Ask any tech lawyer to list all the laws applicable to a startup. Bring a lunch. Until a company has devoted resources (ie a full-time compliance team including lawyers) and has a decade or so of experience with the relevant rules, imho proper compliance is a pipe dream. At best you can hope to keep the wolves away long enough to get whatever they want ready asap.

Anyone here working at a startup, just have a look at the PCI DSS, specifically the SAQ you are meant to fill out every year (if you handle credit cards). And this is basic compliance 101 stuff, no lawyers required.

https://www.pcisecuritystandards.org/documents/SAQ_D_v3_Merc...

All that being said, when your frickin business is selling HR stuff, you should be on top of compliance. Jesus.

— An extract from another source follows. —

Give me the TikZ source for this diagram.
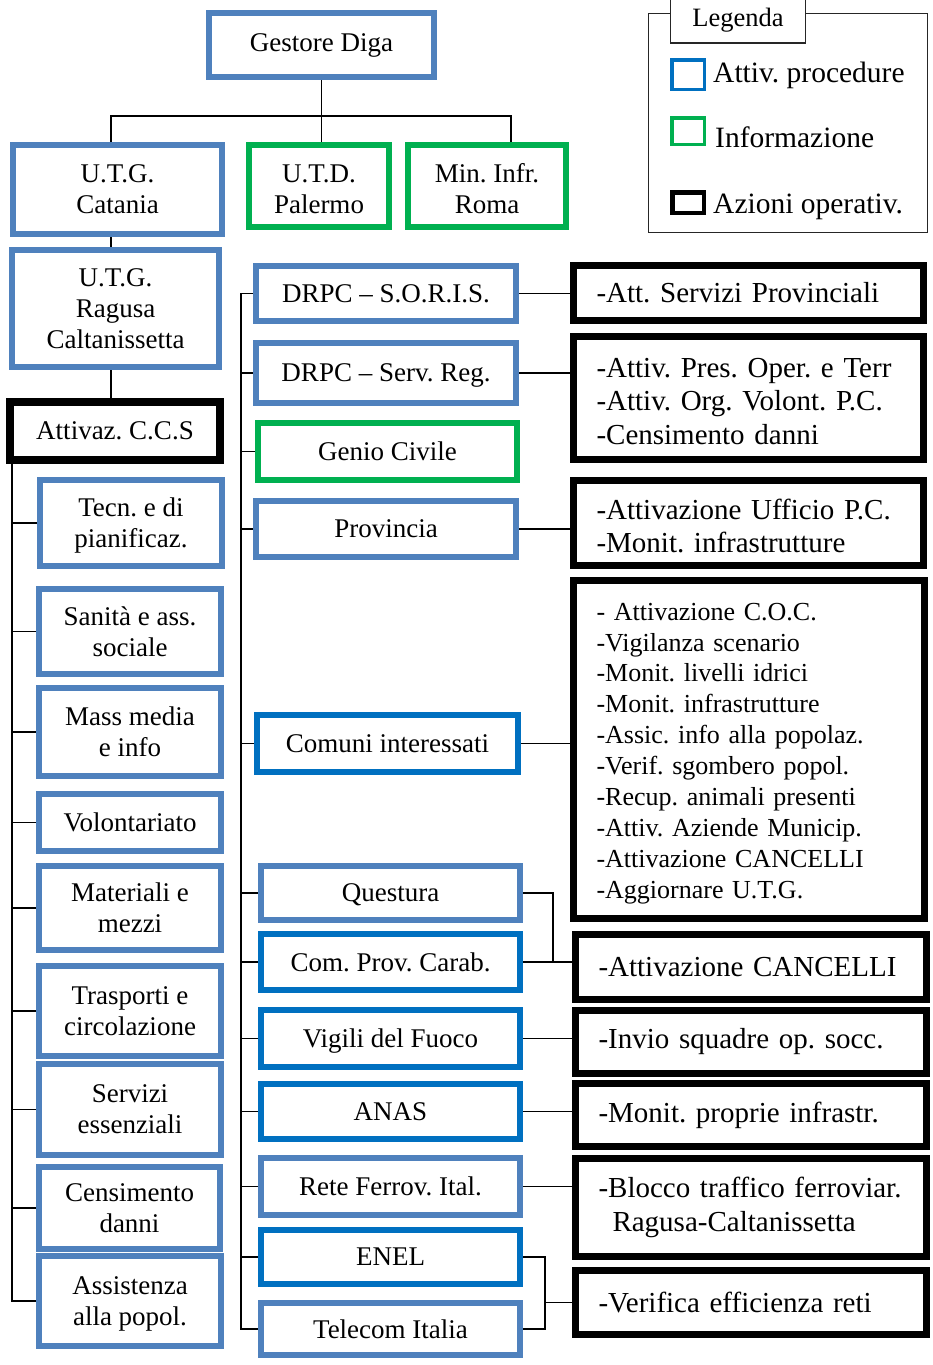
\documentclass[tikz,border=0pt]{standalone}
\usepackage{fontspec}
\setmainfont{Liberation Serif}
\usetikzlibrary{backgrounds}
\definecolor{procblue}{HTML}{4F81BD}
\definecolor{procdark}{HTML}{0070C0}
\definecolor{infogreen}{HTML}{00B050}

\tikzset{
  org/.style={draw, line width=6pt, fill=white, inner sep=0pt, align=center,
    text depth=0pt, font=\fontsize{27}{31}\selectfont},
  proc/.style={org, draw=procblue},
  procd/.style={org, draw=procdark},
  info/.style={org, draw=infogreen},
  ccsbox/.style={org, draw=black, line width=8pt},
  act/.style={draw=black, line width=7pt, fill=white, inner xsep=23pt, inner ysep=0pt,
    align=left, font=\fontsize{29}{33.5}\selectfont},
  actlist/.style={act, font=\fontsize{26}{30.9}\selectfont},
  link/.style={line width=1.5pt, black},
  legtext/.style={inner sep=0pt, font=\fontsize{29.5}{33}\selectfont},
}
% taller first line, to set a block of lines a little lower in its box
\newcommand\topstrut[1]{\rule{0pt}{#1}}

% box given by its outer corners (x1,y1) (x2,y2), in pixels from the top left
\newcommand\orgbox[7]{%
  \pgfmathsetmacro\obWdt{#5-#3-6}\pgfmathsetmacro\obHgt{#6-#4-6}%
  \pgfmathsetmacro\obCx{(#3+#5)/2}\pgfmathsetmacro\obCy{(#4+#6)/2}%
  \node[#2, minimum width=\obWdt pt, minimum height=\obHgt pt] (#1) at (\obCx,\obCy) {#7};}
\newcommand\actbox[7]{%
  \pgfmathsetmacro\obWdt{#5-#3-7-46}\pgfmathsetmacro\obHgt{#6-#4-7}%
  \pgfmathsetmacro\obCx{(#3+#5)/2}\pgfmathsetmacro\obCy{(#4+#6)/2}%
  \node[#2, text width=\obWdt pt, minimum height=\obHgt pt] (#1) at (\obCx,\obCy) {#7};}

\begin{document}
\frenchspacing
\begin{tikzpicture}[x=1pt, y=-1pt]
\useasboundingbox (0,0) rectangle (933,1365);

% top of the tree
\orgbox{gestore}{proc, text depth={}}{206}{10}{437}{80}{Gestore Diga}
\orgbox{utgct}{proc}{10}{142}{225}{237}{U.T.G.\\Catania}
\orgbox{utd}{info}{246}{142}{392}{230}{\topstrut{24pt}U.T.D.\\Palermo}
\orgbox{minr}{info}{405}{142}{569}{230}{\topstrut{24pt}Min. Infr.\\Roma}
\orgbox{utgrg}{proc}{9}{247}{222}{370}{U.T.G.\\Ragusa\\Caltanissetta}
\orgbox{ccs}{ccsbox}{7}{399}{223}{463}{Attivaz. C.C.S}

% C.C.S. functions
\orgbox{tecn}{proc}{37}{477}{225}{569}{Tecn. e di\\pianificaz.}
\orgbox{sanita}{proc}{36}{586}{224}{677}{Sanità e ass.\\sociale}
\orgbox{media}{proc}{36}{685}{224}{779}{Mass media\\e info}
\orgbox{volont}{proc}{36}{791}{224}{854}{Volontariato}
\orgbox{materiali}{proc}{36}{863}{224}{953}{Materiali e\\mezzi}
\orgbox{trasporti}{proc}{36}{963}{224}{1059}{Trasporti e\\circolazione}
\orgbox{servizi}{proc}{36}{1061}{224}{1158}{Servizi\\essenziali}
\orgbox{censim}{proc}{36}{1164}{223}{1252}{Censimento\\danni}
\orgbox{assist}{proc}{36}{1253}{224}{1349}{Assistenza\\alla popol.}

% bodies involved
\orgbox{soris}{proc}{253}{263}{519}{324}{DRPC – S.O.R.I.S.}
\orgbox{servreg}{proc}{253}{340}{519}{406}{DRPC – Serv. Reg.}
\orgbox{genio}{info}{255}{420}{520}{483}{Genio Civile}
\orgbox{provincia}{proc}{253}{498}{519}{560}{Provincia}
\orgbox{comuni}{procd}{254}{712}{521}{775}{Comuni interessati}
\orgbox{questura}{proc}{258}{863}{523}{923}{Questura}
\orgbox{carab}{procd}{258}{931}{523}{993}{Com. Prov. Carab.}
\orgbox{vigili}{procd}{258}{1007}{523}{1070}{Vigili del Fuoco}
\orgbox{anas}{procd}{258}{1081}{523}{1142}{ANAS}
\orgbox{rete}{proc}{258}{1155}{523}{1218}{Rete Ferrov. Ital.}
\orgbox{enel}{procd}{258}{1227}{523}{1287}{ENEL}
\orgbox{telecom}{proc}{258}{1300}{523}{1358}{Telecom Italia}

% operational actions
\actbox{attserv}{act}{570}{262}{927}{324}{-Att. Servizi Provinciali}
\actbox{attpres}{act}{570}{333}{927}{463}{\topstrut{26pt}-Attiv. Pres. Oper. e Terr\\-Attiv. Org. Volont. P.C.\\-Censimento danni}
\actbox{uffpc}{act}{570}{477}{927}{569}{\topstrut{26pt}-Attivazione Ufficio P.C.\\-Monit. infrastrutture}
\actbox{comlist}{actlist}{570}{577}{928}{922}{\topstrut{25pt}- Attivazione C.O.C.\\-Vigilanza scenario\\-Monit. livelli idrici\\-Monit. infrastrutture\\-Assic. info alla popolaz.\\-Verif. sgombero popol.\\-Recup. animali presenti\\-Attiv. Aziende Municip.\\-Attivazione CANCELLI\\-Aggiornare U.T.G.}
\actbox{cancelli}{act}{572}{931}{930}{1003}{-Attivazione CANCELLI}
\actbox{squadre}{act}{572}{1007}{930}{1077}{-Invio squadre op. socc.}
\actbox{monit}{act}{572}{1080}{930}{1150}{-Monit. proprie infrastr.}
\actbox{blocco}{act}{572}{1155}{930}{1260}{-Blocco traffico ferroviar.\\\hspace*{14pt}Ragusa-Caltanissetta}
\actbox{verifica}{act}{572}{1267}{930}{1338}{-Verifica efficienza reti}

% legend
\node[draw=black!85, line width=1.2pt, minimum width=279pt, minimum height=219pt] (legend) at (788,123) {};
\node[draw=black!85, fill=white, line width=1.5pt, minimum width=135pt, minimum height=52pt] (legtab) at (738,17) {};
\node[legtext, anchor=base, font=\fontsize{26.5}{30}\selectfont] (legtitle) at (738,27) {Legenda};
\node[draw=procdark, line width=3.5pt, minimum width=32.5pt, minimum height=29.5pt, inner sep=0pt] (kproc) at (688,74.5) {};
\node[draw=infogreen, line width=3.5pt, minimum width=32.5pt, minimum height=26.5pt, inner sep=0pt] (kinfo) at (688,131) {};
\node[draw=black, line width=4.5pt, minimum width=31.5pt, minimum height=20.5pt, inner sep=0pt] (kact) at (688,202.5) {};
\node[legtext, anchor=base west] (tproc) at (713,82) {Attiv. procedure};
\node[legtext, anchor=base west] (tinfo) at (715,147) {Informazione};
\node[legtext, anchor=base west] (tact) at (713,213) {Azioni operativ.};

% connectors, kept under the boxes
\begin{scope}[on background layer]
  \coordinate (tj) at (323,116);
  \coordinate (tl) at (111,116);
  \coordinate (tr) at (511,116);
  \coordinate (lb) at (12,0);
  \coordinate (mb) at (241,0);
  \coordinate (qb) at (553,0);
  \coordinate (eb) at (545,0);

  \draw[link] (gestore.south) -- (gestore.south |- utd.north);
  \draw[link] (tl |- utgct.north) -- (tl) -- (tr) -- (tr |- minr.north);
  \draw[link] (tl |- utgct.south) -- (tl |- utgrg.north);
  \draw[link] (tl |- utgrg.south) -- (tl |- ccs.north);

  \draw[link] (lb |- ccs.south) |- (assist.west);
  \foreach \n in {tecn,sanita,media,volont,materiali,trasporti,servizi,censim}
    \draw[link] (\n.west) -- (\n.west -| lb);

  \draw[link] (soris.west) -| (mb |- telecom.west) -- (telecom.west);
  \foreach \n in {servreg,genio,provincia,comuni,questura,carab,vigili,anas,rete,enel}
    \draw[link] (\n.west) -- (\n.west -| mb);

  \draw[link] (soris.east) -- (soris.east -| attserv.west);
  \draw[link] (servreg.east) -- (servreg.east -| attpres.west);
  \draw[link] (provincia.east) -- (provincia.east -| uffpc.west);
  \draw[link] (comuni.east) -- (comuni.east -| comlist.west);
  \draw[link] (questura.east) -| (qb |- carab.east);
  \draw[link] (carab.east) -- (carab.east -| cancelli.west);
  \draw[link] (vigili.east) -- (vigili.east -| squadre.west);
  \draw[link] (anas.east) -- (anas.east -| monit.west);
  \draw[link] (rete.east) -- (rete.east -| blocco.west);
  \draw[link] (enel.east) -| (eb |- telecom.east) -- (telecom.east);
  \draw[link] (eb |- verifica.west) -- (verifica.west);
\end{scope}
\end{tikzpicture}
\end{document}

They had people selling health insurance without a license. This isn't just a failure to sit through the "don't bribe foreign officials" training.

Isn't that why many companies are using Stripe and similar payment processors now?

https://support.stripe.com/questions/do-i-need-to-be-pci-com...

>> "Just go to your security settings and click on “View completed document”. We have pre-filled the documents for you."

Services like these are part of the problem. They can verify that the service they provide is compliant, but nobody can determine remotely whether or not you are compliant with something like PCI. You cannot outsource compliance. It is something you have to actually do.

And fyi these "iframe" services that allows a merchant to opt for SAQ-EP rather than the longer SAQ-D, that might be going away in the next couple years. Merchants may have to go with a full redirect, not a frame, if they want to wash their hands of chd.

Agreed... A very astute comment...

Things move quickly...and that's an understatement...

There is a fever that descends upon a team on the brink of hitting a "home run"...the push is incredible..

Do what needs to be done NOW, we'll clean up afterwards...so difficult to resist...

I imagine just about every company, startup or not, has compliance issues; it's just a matter of degree. (Then again, I am an environmental compliance consultant, so there's some selection bias in which companies I interact with.)

The qualifiers in "successful startup" and "serious compliance issues" make it hard to say whether the statement is objectively true or not, but I see two factors that probably exacerbate the problem for startups: regulations designed by established companies to thwart upstart competitors, and the "disrupt"/"move fast and break things" attitude that doesn't mesh well with red tape.